Map Showing the Line of the True Southern Pacific Railway and the Short Link Necessary for Its Completion

Cartographer: Rand, McNally & Co., engravers and printers, Chicago (issued for the Southern Pacific Railway promotional bureau, ca. 1878)

Year: 1881

This brochure-style strip map plots an all-rail Gulf-to-Pacific trunk line along the 32nd-parallel corridor championed as the “True” Southern Pacific. A heavy blue line marks completed track from Los Angeles east to Mesilla (N.M.) and from Houston through New Orleans to Atlanta and the Atlantic seaboard; a contrasting red dash shows the missing 150-mile “short link” across west-Texas desert whose construction would create an unbroken low-latitude route between every Atlantic and Gulf port and the entire Pacific Coast.

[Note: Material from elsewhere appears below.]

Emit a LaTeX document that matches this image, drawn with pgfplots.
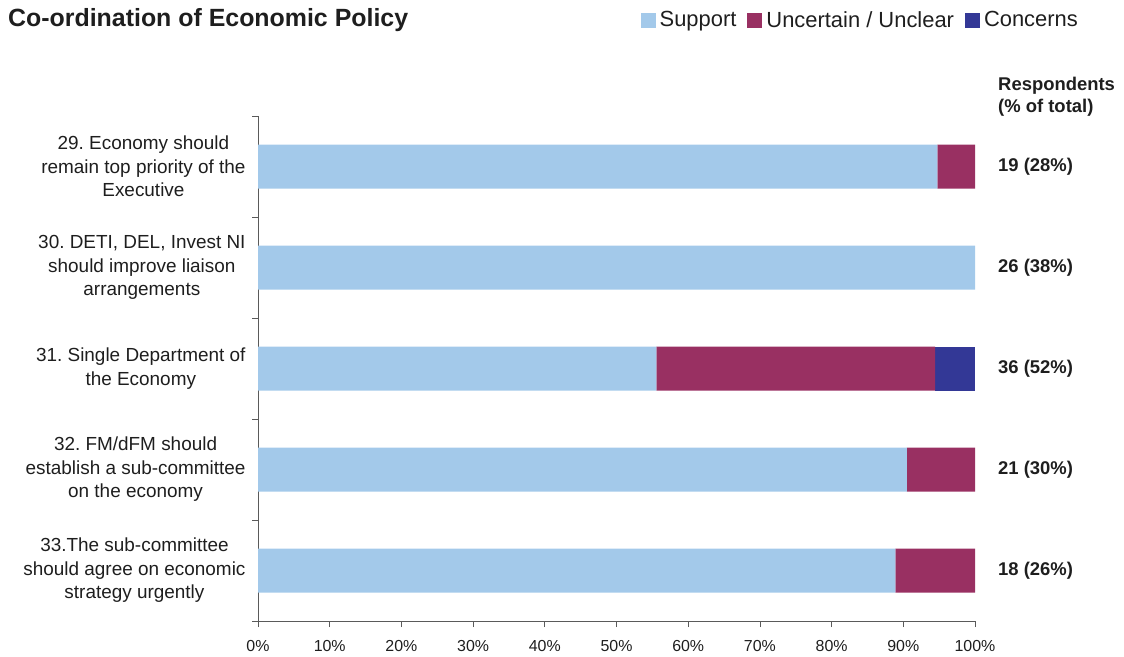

Existing eastern rail networks are densely over-printed to emphasize traffic connections, while pastel state tints and fine hachures outline the deserts, basins, and mountain flanks the road would traverse. A cartouche pledges that once the gap is built “every Gulf City and every Atlantic City [will have] direct rail communication with the whole Pacific Coast,” framing the map squarely as a lobbying piece aimed at Congress and investors considering federal land-grant aid for the project.